On the night of April 30, 2020, students and faculty from the UW South Asia Center logged onto Zoom for a virtual lecture from Mukta Naik, Fellow at the Centre for Policy Research in New Delhi. An urban planner and architect who specializes in housing, urban poverty, informality, and internal migration, Naik shared her perspective on COVID-19 in India and how the nation-wide lockdown has affected migrants and laborers in Delhi and Gurgaon. Naik reflected on the meaning of increasing visibility for an “otherwise invisibilized population” and the meaning of home for rural and urban migrants.

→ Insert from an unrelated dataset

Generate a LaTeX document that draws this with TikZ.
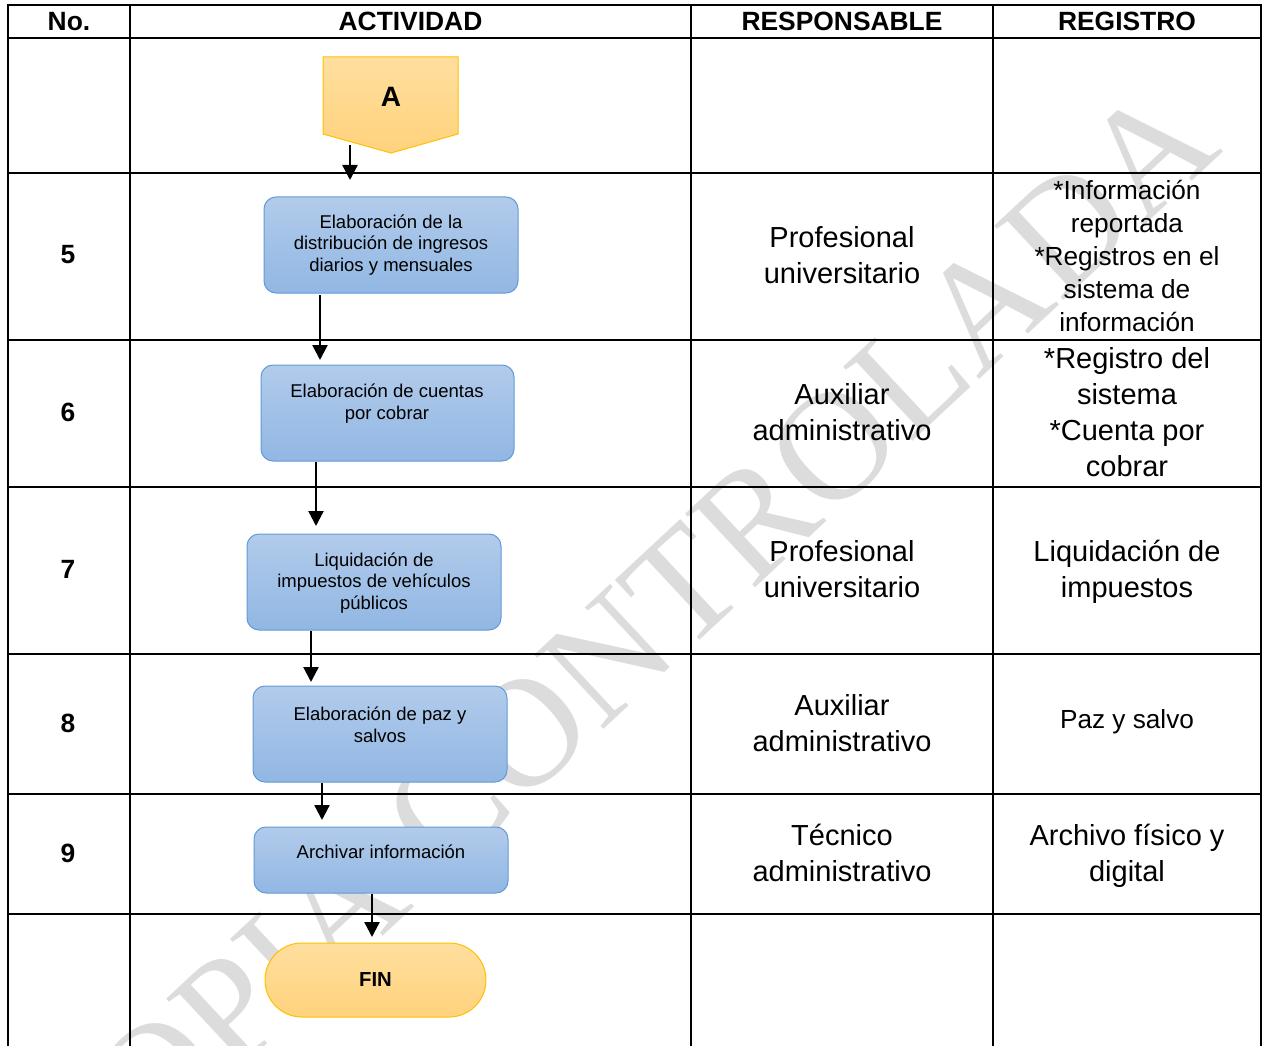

Illuminating the role of gram panchayats, slum collectives, workers unions, and state governments, Naik emphasized the role of civil society in addressing the growing hunger crisis in Delhi and surrounding areas. The talk was followed by a thoughtful Q&A session, and participants ended the meeting by unmuting their microphones and offering a round of applause for Naik, who had delivered her lecture at 8:30 AM in Indian Standard Time. As we adapt to the demands of the COVID-19 pandemic, this event offered a new, different form of social and scholarly engagement, bringing together scholars and practitioners from a range of geographic locations and time zones.

Earlier in the week, as part of the Jackson School’s COVID-19 Global Conversations Series, Prof. Sunila Kale spoke with Naik on the themes of state interventions, migration and mobility, and informal economies in India during COVID-19.